● MATERIAL PROVIDED:
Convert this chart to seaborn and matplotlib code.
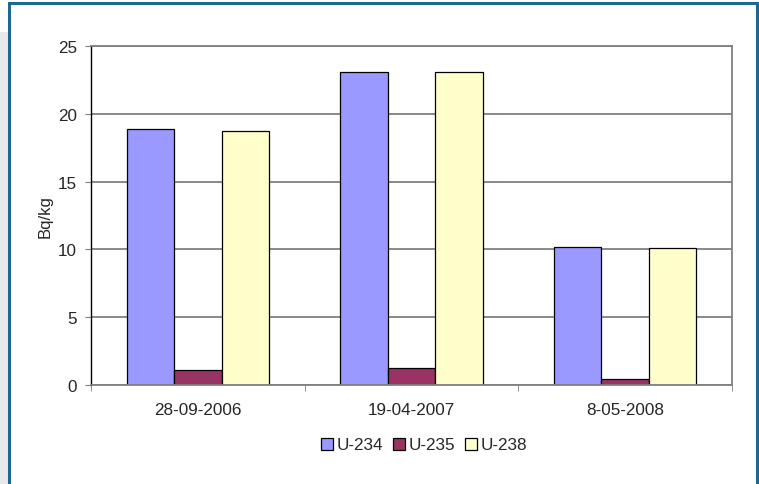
import pandas as pd
import seaborn as sns
import matplotlib.pyplot as plt
from matplotlib.patches import Rectangle
from matplotlib.ticker import FixedLocator

dates = ["28-09-2006", "19-04-2007", "8-05-2008"]
isotopes = ["U-234", "U-235", "U-238"]
u234 = [18.9, 23.1, 10.2]
u235 = [1.1, 1.25, 0.45]
u238 = [18.7, 23.1, 10.1]
colors = ["#9999FF", "#993366", "#FFFFCC"]

rows = []
for name, vals in zip(isotopes, [u234, u235, u238]):
    for d, v in zip(dates, vals):
        rows.append({"date": d, "isotope": name, "Bq/kg": v})
df = pd.DataFrame(rows)

sns.set_style("white")
plt.rcParams["font.family"] = ["Liberation Sans", "DejaVu Sans"]

fig = plt.figure(figsize=(7.59, 4.85), dpi=100)
# frame around the chart, as in the source page
fig.patches.append(Rectangle((0, 0), 9 / 759, 452 / 485, transform=fig.transFigure,
                             facecolor="#E8E9EB", edgecolor="none", zorder=0))
fig.patches.append(Rectangle((8.5 / 759, -0.05), 748 / 759, 1.05 - 4 / 485,
                             transform=fig.transFigure, facecolor="none",
                             edgecolor="#1D6790", linewidth=2.2, zorder=1))

ax = fig.add_axes([91 / 759, 99 / 485, 641 / 759, 339 / 485])
sns.barplot(data=df, x="date", y="Bq/kg", hue="isotope", palette=colors,
            width=0.665, saturation=1, edgecolor="black", linewidth=0.9, ax=ax)

ax.set_ylim(0, 25)
ax.set_xlim(-0.5, 2.5)
ax.set_yticks([0, 5, 10, 15, 20, 25])
ax.yaxis.grid(True, color="#808080", linewidth=1.3)
ax.set_axisbelow(True)
ax.set_xlabel("")
ax.set_ylabel("Bq/kg", fontsize=12, labelpad=4)
ax.tick_params(axis="y", length=4, color="#808080", labelsize=12.3, pad=6, left=True)
ax.tick_params(axis="x", which="major", length=0, labelsize=12.3, pad=12)
ax.xaxis.set_minor_locator(FixedLocator([-0.5, 0.5, 1.5, 2.5]))
ax.tick_params(axis="x", which="minor", length=4, color="#808080", bottom=True)

for s in ["top", "right", "bottom"]:
    ax.spines[s].set_color("#808080")
    ax.spines[s].set_linewidth(1.3)
ax.spines["left"].set_color("black")
ax.spines["left"].set_linewidth(1.0)

handles, labels = ax.get_legend_handles_labels()
ax.legend_.remove()
leg = fig.legend(handles, labels, loc="center", bbox_to_anchor=(424 / 759, 1 - 446 / 485),
                 ncol=3, frameon=False, fontsize=12.3, handlelength=0.7, handleheight=0.7,
                 handletextpad=0.2, columnspacing=0.6)

fig.savefig("out.png", dpi=100)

● SET EXERCISE: Extract every line above that contains the word "seaborn".

● CORRECT RESPONSE:
Convert this chart to seaborn and matplotlib code.
import seaborn as sns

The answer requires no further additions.